Data extract:
* Start *

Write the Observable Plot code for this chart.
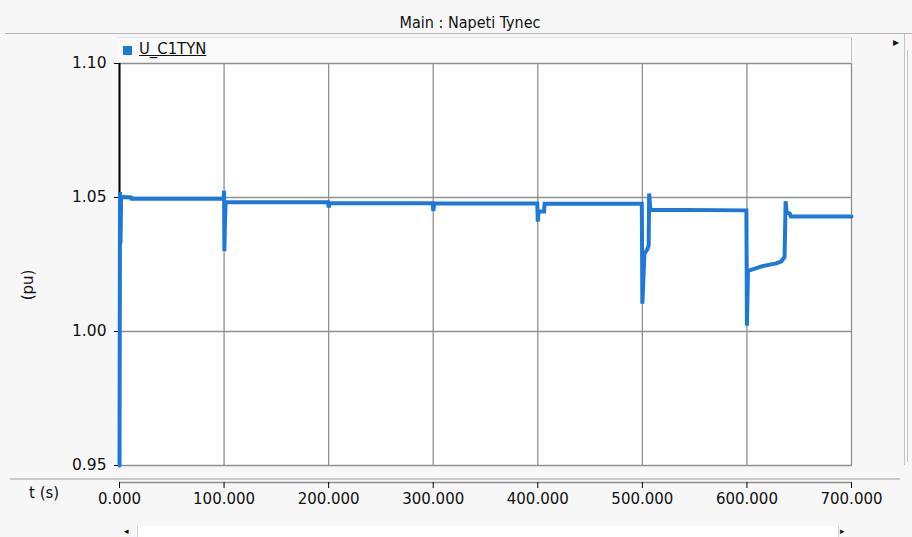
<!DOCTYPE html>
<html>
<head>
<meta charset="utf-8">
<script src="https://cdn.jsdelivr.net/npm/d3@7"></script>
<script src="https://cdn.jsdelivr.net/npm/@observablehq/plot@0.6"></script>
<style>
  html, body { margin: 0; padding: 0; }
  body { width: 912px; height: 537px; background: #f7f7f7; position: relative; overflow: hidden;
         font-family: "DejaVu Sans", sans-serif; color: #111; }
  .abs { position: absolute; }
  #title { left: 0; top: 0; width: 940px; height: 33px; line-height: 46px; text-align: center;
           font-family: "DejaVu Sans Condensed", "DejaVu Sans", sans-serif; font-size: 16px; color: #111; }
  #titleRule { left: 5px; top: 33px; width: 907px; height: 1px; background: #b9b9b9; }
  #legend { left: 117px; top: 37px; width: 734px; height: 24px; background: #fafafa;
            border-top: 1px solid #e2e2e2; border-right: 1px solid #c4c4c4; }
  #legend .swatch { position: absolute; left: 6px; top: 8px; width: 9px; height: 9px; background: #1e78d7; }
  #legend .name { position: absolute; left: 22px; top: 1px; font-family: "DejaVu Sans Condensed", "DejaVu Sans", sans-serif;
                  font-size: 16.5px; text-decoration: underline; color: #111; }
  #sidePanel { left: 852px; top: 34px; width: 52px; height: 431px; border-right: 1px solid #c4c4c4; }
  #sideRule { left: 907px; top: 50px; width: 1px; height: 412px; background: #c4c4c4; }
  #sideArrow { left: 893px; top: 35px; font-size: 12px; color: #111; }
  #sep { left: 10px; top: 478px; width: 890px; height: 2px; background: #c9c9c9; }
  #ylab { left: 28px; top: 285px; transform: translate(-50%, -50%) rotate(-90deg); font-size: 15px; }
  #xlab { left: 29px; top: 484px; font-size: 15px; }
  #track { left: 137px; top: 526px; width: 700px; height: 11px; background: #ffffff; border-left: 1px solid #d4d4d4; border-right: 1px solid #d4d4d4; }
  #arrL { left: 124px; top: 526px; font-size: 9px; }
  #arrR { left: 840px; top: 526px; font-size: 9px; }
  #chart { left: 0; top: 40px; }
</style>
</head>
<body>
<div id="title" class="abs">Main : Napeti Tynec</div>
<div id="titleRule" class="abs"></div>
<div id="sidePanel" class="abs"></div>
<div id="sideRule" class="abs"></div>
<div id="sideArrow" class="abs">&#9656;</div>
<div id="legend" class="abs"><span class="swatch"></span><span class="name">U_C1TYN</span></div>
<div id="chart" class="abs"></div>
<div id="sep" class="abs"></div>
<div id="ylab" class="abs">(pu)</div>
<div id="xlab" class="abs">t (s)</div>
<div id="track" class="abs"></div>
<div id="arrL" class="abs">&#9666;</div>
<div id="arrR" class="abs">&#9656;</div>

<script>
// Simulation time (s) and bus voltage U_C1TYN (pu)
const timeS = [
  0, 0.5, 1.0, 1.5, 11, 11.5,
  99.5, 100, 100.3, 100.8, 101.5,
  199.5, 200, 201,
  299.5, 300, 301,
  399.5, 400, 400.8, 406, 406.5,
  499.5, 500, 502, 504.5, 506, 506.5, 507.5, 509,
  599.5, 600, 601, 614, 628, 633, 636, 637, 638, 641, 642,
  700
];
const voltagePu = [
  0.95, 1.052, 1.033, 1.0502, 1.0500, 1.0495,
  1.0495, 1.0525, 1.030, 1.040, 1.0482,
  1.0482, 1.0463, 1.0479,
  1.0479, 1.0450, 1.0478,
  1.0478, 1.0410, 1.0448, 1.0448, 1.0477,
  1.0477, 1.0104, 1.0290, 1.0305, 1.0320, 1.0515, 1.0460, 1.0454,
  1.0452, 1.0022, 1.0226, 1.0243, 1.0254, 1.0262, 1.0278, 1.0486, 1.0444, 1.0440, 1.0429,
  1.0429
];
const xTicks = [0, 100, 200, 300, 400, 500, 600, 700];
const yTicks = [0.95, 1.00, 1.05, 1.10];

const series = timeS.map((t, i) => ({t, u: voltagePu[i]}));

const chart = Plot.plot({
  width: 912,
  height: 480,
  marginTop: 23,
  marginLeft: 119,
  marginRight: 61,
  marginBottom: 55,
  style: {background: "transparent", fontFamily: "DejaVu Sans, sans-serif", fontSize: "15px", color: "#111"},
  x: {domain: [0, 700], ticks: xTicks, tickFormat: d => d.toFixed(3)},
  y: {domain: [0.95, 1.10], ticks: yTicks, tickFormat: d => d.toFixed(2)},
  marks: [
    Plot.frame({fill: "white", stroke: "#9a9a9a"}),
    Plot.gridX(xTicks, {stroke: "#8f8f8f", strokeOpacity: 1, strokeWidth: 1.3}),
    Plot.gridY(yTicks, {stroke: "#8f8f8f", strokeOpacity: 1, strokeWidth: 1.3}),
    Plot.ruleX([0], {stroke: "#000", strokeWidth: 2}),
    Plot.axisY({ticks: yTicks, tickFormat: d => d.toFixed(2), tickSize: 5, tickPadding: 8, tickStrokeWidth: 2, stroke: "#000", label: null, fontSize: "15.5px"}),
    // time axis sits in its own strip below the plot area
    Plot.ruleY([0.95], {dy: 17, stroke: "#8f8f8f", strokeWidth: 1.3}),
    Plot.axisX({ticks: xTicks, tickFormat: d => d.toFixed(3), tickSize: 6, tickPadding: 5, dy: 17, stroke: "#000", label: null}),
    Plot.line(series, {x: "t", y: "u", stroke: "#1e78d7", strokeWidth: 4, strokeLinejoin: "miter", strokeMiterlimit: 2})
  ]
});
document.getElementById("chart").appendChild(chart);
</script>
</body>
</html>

* End *

Print the full listing exactly, dropping the pictures.

Write the Observable Plot code for this chart.
<!DOCTYPE html>
<html>
<head>
<meta charset="utf-8">
<script src="https://cdn.jsdelivr.net/npm/d3@7"></script>
<script src="https://cdn.jsdelivr.net/npm/@observablehq/plot@0.6"></script>
<style>
  html, body { margin: 0; padding: 0; }
  body { width: 912px; height: 537px; background: #f7f7f7; position: relative; overflow: hidden;
         font-family: "DejaVu Sans", sans-serif; color: #111; }
  .abs { position: absolute; }
  #title { left: 0; top: 0; width: 940px; height: 33px; line-height: 46px; text-align: center;
           font-family: "DejaVu Sans Condensed", "DejaVu Sans", sans-serif; font-size: 16px; color: #111; }
  #titleRule { left: 5px; top: 33px; width: 907px; height: 1px; background: #b9b9b9; }
  #legend { left: 117px; top: 37px; width: 734px; height: 24px; background: #fafafa;
            border-top: 1px solid #e2e2e2; border-right: 1px solid #c4c4c4; }
  #legend .swatch { position: absolute; left: 6px; top: 8px; width: 9px; height: 9px; background: #1e78d7; }
  #legend .name { position: absolute; left: 22px; top: 1px; font-family: "DejaVu Sans Condensed", "DejaVu Sans", sans-serif;
                  font-size: 16.5px; text-decoration: underline; color: #111; }
  #sidePanel { left: 852px; top: 34px; width: 52px; height: 431px; border-right: 1px solid #c4c4c4; }
  #sideRule { left: 907px; top: 50px; width: 1px; height: 412px; background: #c4c4c4; }
  #sideArrow { left: 893px; top: 35px; font-size: 12px; color: #111; }
  #sep { left: 10px; top: 478px; width: 890px; height: 2px; background: #c9c9c9; }
  #ylab { left: 28px; top: 285px; transform: translate(-50%, -50%) rotate(-90deg); font-size: 15px; }
  #xlab { left: 29px; top: 484px; font-size: 15px; }
  #track { left: 137px; top: 526px; width: 700px; height: 11px; background: #ffffff; border-left: 1px solid #d4d4d4; border-right: 1px solid #d4d4d4; }
  #arrL { left: 124px; top: 526px; font-size: 9px; }
  #arrR { left: 840px; top: 526px; font-size: 9px; }
  #chart { left: 0; top: 40px; }
</style>
</head>
<body>
<div id="title" class="abs">Main : Napeti Tynec</div>
<div id="titleRule" class="abs"></div>
<div id="sidePanel" class="abs"></div>
<div id="sideRule" class="abs"></div>
<div id="sideArrow" class="abs">&#9656;</div>
<div id="legend" class="abs"><span class="swatch"></span><span class="name">U_C1TYN</span></div>
<div id="chart" class="abs"></div>
<div id="sep" class="abs"></div>
<div id="ylab" class="abs">(pu)</div>
<div id="xlab" class="abs">t (s)</div>
<div id="track" class="abs"></div>
<div id="arrL" class="abs">&#9666;</div>
<div id="arrR" class="abs">&#9656;</div>

<script>
// Simulation time (s) and bus voltage U_C1TYN (pu)
const timeS = [
  0, 0.5, 1.0, 1.5, 11, 11.5,
  99.5, 100, 100.3, 100.8, 101.5,
  199.5, 200, 201,
  299.5, 300, 301,
  399.5, 400, 400.8, 406, 406.5,
  499.5, 500, 502, 504.5, 506, 506.5, 507.5, 509,
  599.5, 600, 601, 614, 628, 633, 636, 637, 638, 641, 642,
  700
];
const voltagePu = [
  0.95, 1.052, 1.033, 1.0502, 1.0500, 1.0495,
  1.0495, 1.0525, 1.030, 1.040, 1.0482,
  1.0482, 1.0463, 1.0479,
  1.0479, 1.0450, 1.0478,
  1.0478, 1.0410, 1.0448, 1.0448, 1.0477,
  1.0477, 1.0104, 1.0290, 1.0305, 1.0320, 1.0515, 1.0460, 1.0454,
  1.0452, 1.0022, 1.0226, 1.0243, 1.0254, 1.0262, 1.0278, 1.0486, 1.0444, 1.0440, 1.0429,
  1.0429
];
const xTicks = [0, 100, 200, 300, 400, 500, 600, 700];
const yTicks = [0.95, 1.00, 1.05, 1.10];

const series = timeS.map((t, i) => ({t, u: voltagePu[i]}));

const chart = Plot.plot({
  width: 912,
  height: 480,
  marginTop: 23,
  marginLeft: 119,
  marginRight: 61,
  marginBottom: 55,
  style: {background: "transparent", fontFamily: "DejaVu Sans, sans-serif", fontSize: "15px", color: "#111"},
  x: {domain: [0, 700], ticks: xTicks, tickFormat: d => d.toFixed(3)},
  y: {domain: [0.95, 1.10], ticks: yTicks, tickFormat: d => d.toFixed(2)},
  marks: [
    Plot.frame({fill: "white", stroke: "#9a9a9a"}),
    Plot.gridX(xTicks, {stroke: "#8f8f8f", strokeOpacity: 1, strokeWidth: 1.3}),
    Plot.gridY(yTicks, {stroke: "#8f8f8f", strokeOpacity: 1, strokeWidth: 1.3}),
    Plot.ruleX([0], {stroke: "#000", strokeWidth: 2}),
    Plot.axisY({ticks: yTicks, tickFormat: d => d.toFixed(2), tickSize: 5, tickPadding: 8, tickStrokeWidth: 2, stroke: "#000", label: null, fontSize: "15.5px"}),
    // time axis sits in its own strip below the plot area
    Plot.ruleY([0.95], {dy: 17, stroke: "#8f8f8f", strokeWidth: 1.3}),
    Plot.axisX({ticks: xTicks, tickFormat: d => d.toFixed(3), tickSize: 6, tickPadding: 5, dy: 17, stroke: "#000", label: null}),
    Plot.line(series, {x: "t", y: "u", stroke: "#1e78d7", strokeWidth: 4, strokeLinejoin: "miter", strokeMiterlimit: 2})
  ]
});
document.getElementById("chart").appendChild(chart);
</script>
</body>
</html>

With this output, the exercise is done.